Pi Coin, the native cryptocurrency of the Pi Network, experienced a staggering 65% decline shortly after its much-anticipated mainnet launch on February 20, 2025.
This dramatic drop has raised numerous questions regarding the project’s stability, liquidity, and overall credibility in the competitive cryptocurrency landscape.
The Pi Network’s transition to an open mainnet was intended to allow users to trade their tokens on centralized exchanges for the first time. Initially, the PI token opened at approximately $1.84 but quickly fell to around $0.64 within hours of trading.
This volatility was unexpected, especially given the hype surrounding the launch and the network’s claims of having over 60 million users.
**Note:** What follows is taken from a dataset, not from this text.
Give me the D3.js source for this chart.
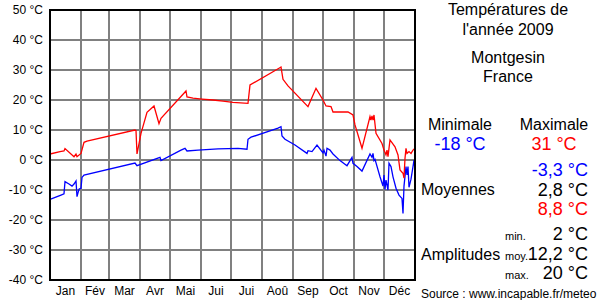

However, blockchain data indicates that only about 9.1 million of these users are active, raising concerns about genuine user engagement and demand for the token.
Several factors contributed to this sharp decline:
Profit-Taking by Early Miners: Many early adopters who mined PI tokens for free seized the opportunity to cash out as soon as trading began. This mass sell-off created significant downward pressure on the price, as traders sought to liquidate their holdings quickly to avoid potential losses.
Liquidity Issues: The liquidity of PI has been a major concern since its launch. Reports indicate that even large exchanges struggled to manage trading volume effectively. For instance, OKX reported a market depth of only $33,000 to $60,000, meaning that substantial trades could lead to drastic price fluctuations. This lack of liquidity has made it challenging for traders to execute large transactions without impacting the market negatively.
Negative Sentiment and Accusations: The CEO of Bybit publicly criticized the Pi Network, labeling it a scam that targets vulnerable populations, particularly the elderly. He referenced warnings from Chinese authorities that had previously labeled the project as dubious. Such statements have further eroded investor confidence and fueled skepticism about the project’s legitimacy.
Absence from Major Exchanges: While PI was listed on several exchanges like OKX and Bitget, its absence from top-tier platforms such as Binance limited its visibility and potential trading activity. This lack of access likely hindered broader market participation and contributed to price instability.
The fallout from this crash has led to a significant loss in market capitalization, estimated at around $6 billion within just two days post-launch. Despite this setback, some analysts remain cautiously optimistic about Pi’s future.
They argue that as supply from early miners diminishes and if real demand develops, there could be a potential rebound in price.
However, for now, skepticism remains high due to unresolved liquidity concerns and ongoing scrutiny regarding the project’s operational transparency and decentralization claims.
As Pi Network continues to navigate these challenges, its ability to regain investor trust and stabilize its token price will be critical in determining its long-term viability in the cryptocurrency market.